Friday, March 6

Why is your IDS outside your firewall?

Stop that. You’re doing it wrong.

This is a very puzzling situation that I run across quite often, more often than I should. I thought i’d bring up a few points as to why, I view, IDSs outside of Firewalls, to be a bad thing.

Allow me to play Devil’s Advocate here for a minute, present a few arguments, then allow me to rebuttal them. I am not insulting anyone that has their sensors outside the firewall. But I ask to you please reconsider. Here you go:

1. We place a sensor outside of our firewall to see what’s “out there in the wild”.

    First off, the Internet is not plugged into one big hub. Network traffic that is destined for somewhere else is not going to be seen by your network. Only networks that you advertise as yours will receive the traffic that you intend. Placing a sensor outside of a Firewall because you think you are going to see traffic “floating” by, is just plain wrong.

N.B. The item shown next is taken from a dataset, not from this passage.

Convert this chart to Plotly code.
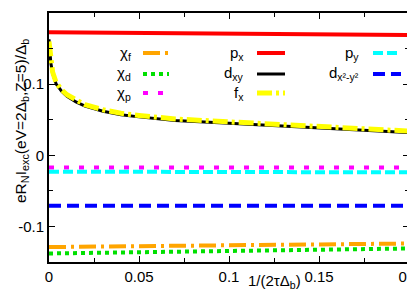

    Second of all, if you have a "Deny all, permit by exception" policy on your Firewall -- as you should -- only allowing things into the network that you explicitly want people to access remotely, you will only see UDP based attacks on the outside. So, you will simply pick up a lot more SQL Slammer attempts at your gateway. Confused? What do I mean?

    If you have a state-ful Firewall, denying access to your network prevents a valid 3-way handshake to be exchanged with a host you EXPLICITLY allow access to from the outside, you will never receive any more attacks on a TCP basis. Your IDS will sit there and track SYN packets all day, attempting to track sessions, never receive SYN-ACK’s, and purging that session from the state table upon timeout. Maybe your Firewall will send an ICMP Admin Prohibited response if you have it configured to do so, however, most Firewalls simply drop silently. After all, why would you want the attacker that is coming after you to know you have a Firewall, and exactly what hop it is in the network?

    This is a waste of IDS resources, time, and money. (Time = money.)

    2. “We put the IDS outside the firewall because if an attacker is going to attack our network, they are going to attack the firewall first.”

    (Yes, this is an actual quote. I do have permission to repeat it, as long as I don’t tell anyone who said it. Actually, the person who told me this was simply repeating what his network admin had told him.)

    If you told me that statement above, I would assume three things.

    First: The management interface to your Firewall is accessible from the Internet.

    Second: If it is, what is the condition of the rest of your network, because I can most likely attack it easier.

    Third: Obviously you are willing to sacrifice your IPS. (by putting it outside) What is the difference between an IPS and a Firewall in this context?

    I say they are both security devices, and are both vital to the protection of the network. If I am an attacker, I am not going to attack your firewall. I am going to try and find a way THROUGH your firewall, install some kind of backdoor, then get in through that, or better yet, have the backdoor opened for me from the inside. You obviously allow some ports open on your firewall so I am going to go in through those first. I’d rather go after your SSH server, FTP server, HTTP server, hell, i’d rather attack your printer than to go after your firewall. That is, of course, assuming your management interface isn’t sitting in the DMZ, and has a password of “password”.

    3.  It’s the only aggregation point we have where all the traffic comes together!

    Okay, fair enough, I’ll allow this argument. However, I am assuming then, that this is just a temporary solution until you can either afford to buy more sensors, or build more SNORT® boxes. It should only be a temporary solution and you should really concentrate hard on moving your IPS inside of your firewall, perhaps get traffic to the IPS/IDS with taps or multiple spans. Utilizing multiple detection engines on one machine is a good way to do that. A sensor sitting outside the firewall is never the solution, for two or three really good reasons I just talked about above.

    I am sure I can probably think of some more, but that’s enough for now.